WORK TO DO >>
Gather from the listing below each line that includes the word "this", and copy it.

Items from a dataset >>
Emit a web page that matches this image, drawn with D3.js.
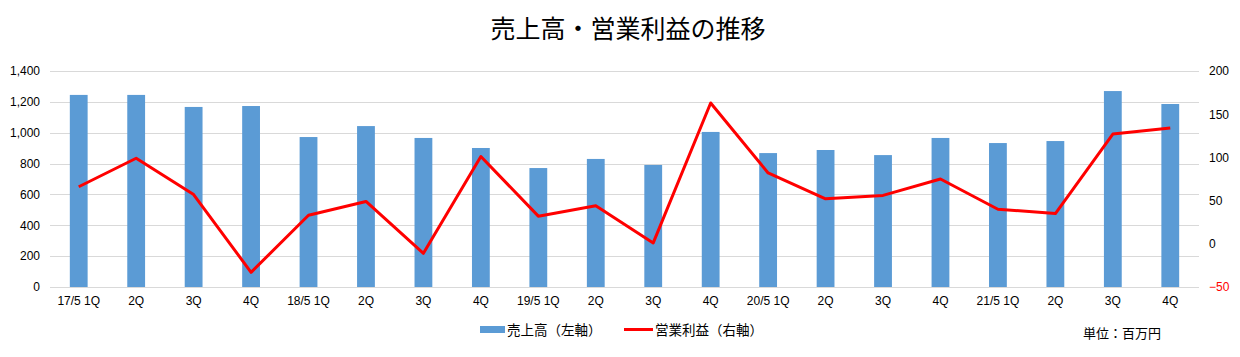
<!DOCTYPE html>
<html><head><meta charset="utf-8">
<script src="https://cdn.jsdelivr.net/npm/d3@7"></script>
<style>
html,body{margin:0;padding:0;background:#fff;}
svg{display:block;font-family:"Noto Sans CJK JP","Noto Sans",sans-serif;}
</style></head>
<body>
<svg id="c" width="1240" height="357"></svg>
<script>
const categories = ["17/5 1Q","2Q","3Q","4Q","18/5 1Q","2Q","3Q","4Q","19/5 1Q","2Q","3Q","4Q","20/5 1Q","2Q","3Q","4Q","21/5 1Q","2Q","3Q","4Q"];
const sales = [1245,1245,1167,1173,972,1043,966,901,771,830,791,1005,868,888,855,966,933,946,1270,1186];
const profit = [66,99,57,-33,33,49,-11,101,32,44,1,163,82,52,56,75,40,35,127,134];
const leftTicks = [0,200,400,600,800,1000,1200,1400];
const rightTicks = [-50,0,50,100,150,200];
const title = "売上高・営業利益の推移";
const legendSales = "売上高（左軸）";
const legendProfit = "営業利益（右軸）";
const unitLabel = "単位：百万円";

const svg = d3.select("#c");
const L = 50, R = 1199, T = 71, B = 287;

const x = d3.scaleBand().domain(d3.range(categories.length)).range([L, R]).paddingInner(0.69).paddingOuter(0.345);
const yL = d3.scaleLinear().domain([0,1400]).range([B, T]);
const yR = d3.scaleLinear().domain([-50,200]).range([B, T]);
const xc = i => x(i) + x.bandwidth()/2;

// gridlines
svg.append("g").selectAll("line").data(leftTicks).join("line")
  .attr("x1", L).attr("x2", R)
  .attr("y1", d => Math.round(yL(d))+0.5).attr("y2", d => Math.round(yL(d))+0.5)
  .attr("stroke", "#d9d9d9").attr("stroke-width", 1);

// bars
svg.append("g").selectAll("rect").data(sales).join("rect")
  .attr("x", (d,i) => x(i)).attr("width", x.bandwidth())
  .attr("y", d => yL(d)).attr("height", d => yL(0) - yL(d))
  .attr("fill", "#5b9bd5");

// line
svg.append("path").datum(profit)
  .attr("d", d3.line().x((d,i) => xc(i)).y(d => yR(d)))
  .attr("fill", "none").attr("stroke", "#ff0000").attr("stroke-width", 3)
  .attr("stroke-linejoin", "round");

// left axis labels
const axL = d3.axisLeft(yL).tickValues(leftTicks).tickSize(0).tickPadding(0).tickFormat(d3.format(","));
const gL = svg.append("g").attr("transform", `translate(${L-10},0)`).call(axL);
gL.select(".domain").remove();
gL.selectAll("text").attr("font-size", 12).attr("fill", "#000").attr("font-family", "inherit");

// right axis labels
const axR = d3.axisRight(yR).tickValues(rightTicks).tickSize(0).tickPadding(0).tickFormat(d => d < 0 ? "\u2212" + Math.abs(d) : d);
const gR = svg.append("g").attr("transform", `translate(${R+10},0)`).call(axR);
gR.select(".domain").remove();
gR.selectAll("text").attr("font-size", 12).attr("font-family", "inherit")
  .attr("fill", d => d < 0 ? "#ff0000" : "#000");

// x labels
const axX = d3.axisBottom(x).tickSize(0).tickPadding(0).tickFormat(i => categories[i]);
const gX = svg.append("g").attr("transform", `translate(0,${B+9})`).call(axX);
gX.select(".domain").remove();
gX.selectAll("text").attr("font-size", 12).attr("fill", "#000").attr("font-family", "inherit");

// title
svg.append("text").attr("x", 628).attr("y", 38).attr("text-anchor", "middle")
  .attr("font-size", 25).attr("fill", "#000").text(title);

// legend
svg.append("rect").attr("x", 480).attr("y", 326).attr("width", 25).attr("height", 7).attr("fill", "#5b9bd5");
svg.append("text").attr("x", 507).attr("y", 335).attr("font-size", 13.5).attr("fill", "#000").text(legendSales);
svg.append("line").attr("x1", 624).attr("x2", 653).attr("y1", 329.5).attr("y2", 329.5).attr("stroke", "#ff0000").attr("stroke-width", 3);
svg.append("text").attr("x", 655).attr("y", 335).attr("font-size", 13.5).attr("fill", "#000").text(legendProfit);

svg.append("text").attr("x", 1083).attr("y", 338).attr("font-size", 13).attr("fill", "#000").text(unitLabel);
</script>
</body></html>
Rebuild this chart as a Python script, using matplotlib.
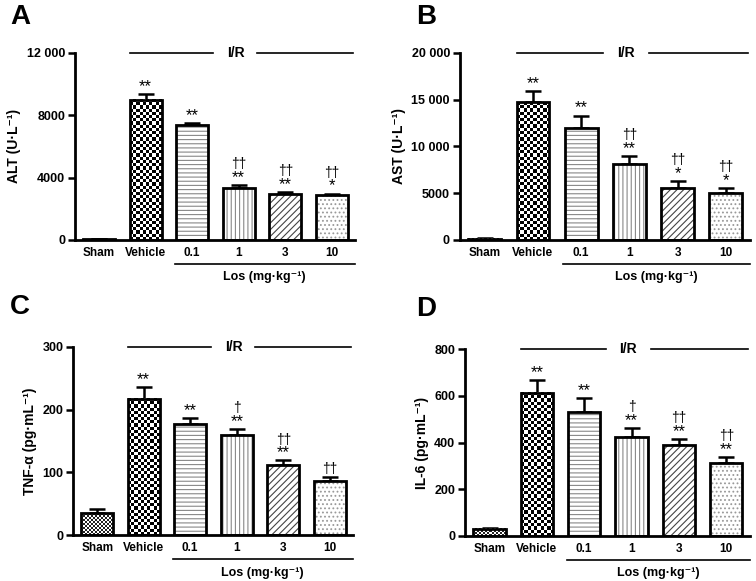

IN RESPONSE >>
Emit a web page that matches this image, drawn with D3.js.
Rebuild this chart as a Python script, using matplotlib.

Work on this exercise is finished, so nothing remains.